- Promotional poster
- Traditional Chinese: 明天比昨天長久
- Simplified Chinese: 明天比昨天长久
- Hanyu Pinyin: Míng tiān bǐ zuó tiān cháng jiǔ
- Directed by: Jow Zhi Wei
- Screenplay by: Jow Zhi Wei
- Produced by: Fran Borgia; Jeremy Chua; Stefano Centini; Xavier Rocher; Ico Costa;
- Starring: Leon Dai; Edward Tan; Jay Victor; Julius Foo; Lekheraj Sekhar; Harry Nayan; Neo Swee Lin;
- Cinematography: Russell Morton
- Edited by: Alexandra Strauss
- Music by: Ting Si Hao;
- Production companies: Akanga Film Asia; Potocol; Volos Films; La Fabrica Nocturna Cinema; Oublaum Filmes;
- Distributed by: Anticipate Pictures (Singapore)
- Release dates: 18 February 2023 (Berlin); December 2023 (SGIFF);
- Running time: 106 minutes
- Countries: Singapore; Taiwan; France; Portugal;
- Languages: Mandarin; English;

= Tomorrow Is a Long Time (film) =

2023 drama film by Jow Zhi Wei

Tomorrow Is a Long Time (明天比昨天长久) is a 2023 internationally co-produced drama film written and directed by Jow Zhi Wei. Principal photography began in end 2021 with filming taking place in Singapore and Taiwan.
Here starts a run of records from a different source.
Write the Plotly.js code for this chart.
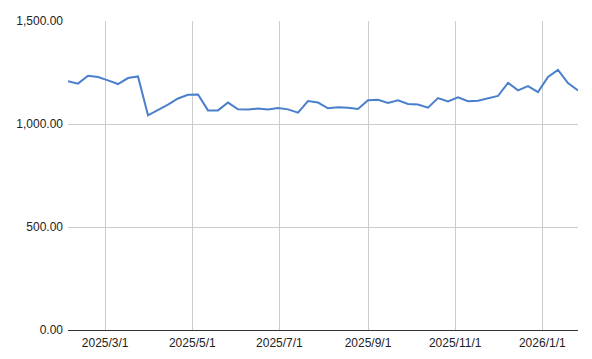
<!DOCTYPE html>
<html>
<head>
<meta charset="utf-8">
<script src="https://cdn.plot.ly/plotly-3.0.1.min.js"></script>
<style>html,body{margin:0;padding:0;background:#fff}#chart{width:592px;height:359px}</style>
</head>
<body>
<div id="chart"></div>
<script>
const dates = ["2025-02-03","2025-02-10","2025-02-17","2025-02-24","2025-03-03","2025-03-10","2025-03-17","2025-03-24","2025-03-31","2025-04-07","2025-04-14","2025-04-21","2025-04-28","2025-05-05","2025-05-12","2025-05-19","2025-05-26","2025-06-02","2025-06-09","2025-06-16","2025-06-23","2025-06-30","2025-07-07","2025-07-14","2025-07-21","2025-07-28","2025-08-04","2025-08-11","2025-08-18","2025-08-25","2025-09-01","2025-09-08","2025-09-15","2025-09-22","2025-09-29","2025-10-06","2025-10-13","2025-10-20","2025-10-27","2025-11-03","2025-11-10","2025-11-17","2025-11-24","2025-12-01","2025-12-08","2025-12-15","2025-12-22","2025-12-29","2026-01-05","2026-01-12","2026-01-19","2026-01-26"];
const values = [1208,1196,1234,1228,1212,1194,1223,1231,1042,1066,1094,1124,1142,1143,1066,1066,1104,1071,1070,1075,1070,1078,1071,1055,1111,1104,1076,1081,1079,1073,1115,1118,1102,1115,1097,1095,1079,1126,1110,1129,1111,1113,1126,1136,1200,1163,1184,1155,1228,1263,1199,1163];
const xTicks = ["2025-03-01","2025-05-01","2025-07-01","2025-09-01","2025-11-01","2026-01-01"];
const xTickText = ["2025/3/1","2025/5/1","2025/7/1","2025/9/1","2025/11/1","2026/1/1"];
const yTicks = [0,500,1000,1500];
const yTickText = ["0.00","500.00","1,000.00","1,500.00"];

Plotly.newPlot("chart", [{
  x: dates, y: values, type: "scatter", mode: "lines",
  line: {color: "#4a7fcc", width: 2},
  hoverinfo: "skip"
}], {
  width: 592, height: 359,
  margin: {l: 68, r: 14, t: 21, b: 28.5, pad: 0},
  paper_bgcolor: "#fff", plot_bgcolor: "#fff",
  showlegend: false,
  font: {family: "Liberation Sans, Arial, sans-serif", size: 12, color: "#222"},
  xaxis: {
    type: "date", range: [dates[0], dates[dates.length-1]],
    tickvals: xTicks, ticktext: xTickText,
    showgrid: true, gridcolor: "#cccccc", gridwidth: 1,
    zeroline: false, showline: false, ticks: "",
    ticklabelstandoff: 4,
    tickfont: {size: 12, color: "#222"}
  },
  yaxis: {
    range: [0, 1500], tickvals: yTicks, ticktext: yTickText,
    showgrid: true, gridcolor: "#cccccc", gridwidth: 1,
    zeroline: true, zerolinecolor: "#333333", zerolinewidth: 1,
    showline: false, ticks: "",
    ticklabelstandoff: 4,
    tickfont: {size: 12, color: "#222"}
  }
}, {displayModeBar: false, staticPlot: true});
</script>
</body>
</html>
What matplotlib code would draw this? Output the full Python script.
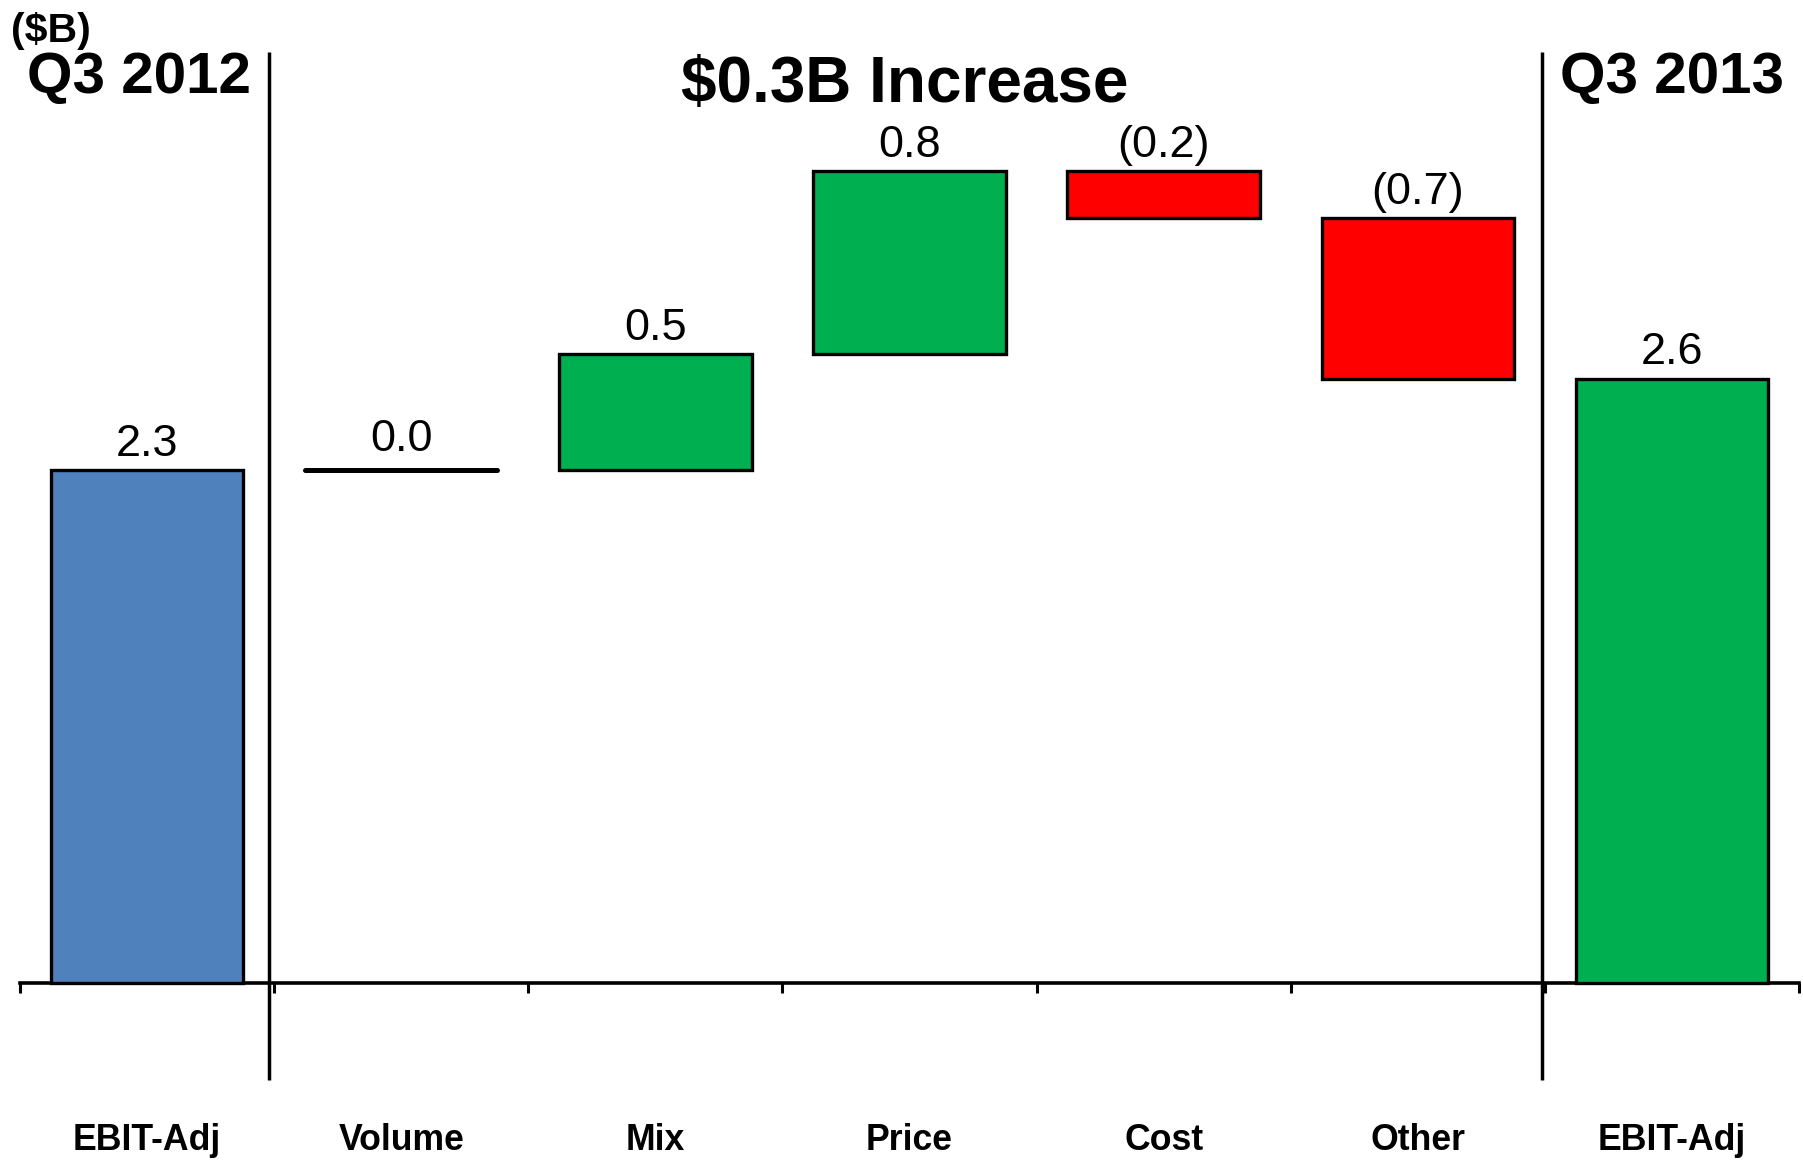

The film premiered as part of the Generation 14plus selection of the 73rd Berlin International Film Festival, in which it is the first time a Singaporean feature film has been selected to screen in the section.

==Synopsis==
A widowed pest exterminator and his sensitive teenage son struggle with social and economic pressures which eventually leads to violent repercussions.

==Cast==
- Leon Dai as Chua
- Edward Tan as Meng
- Jay Victor as Soe
- Julius Foo as Lee
- Lekheraj Sekhar as Kishod
- Harry Nayan as Harry
- Neo Swee Lin as Wan

==Production==
Tomorrow Is a Long Time took seven years to develop and complete, with filming taking place in industrial zones in Singapore and in forested areas in Taiwan. Auditions for the role of Meng took around two years and newcomer Edward Tan was selected from 250 candidates to play the role.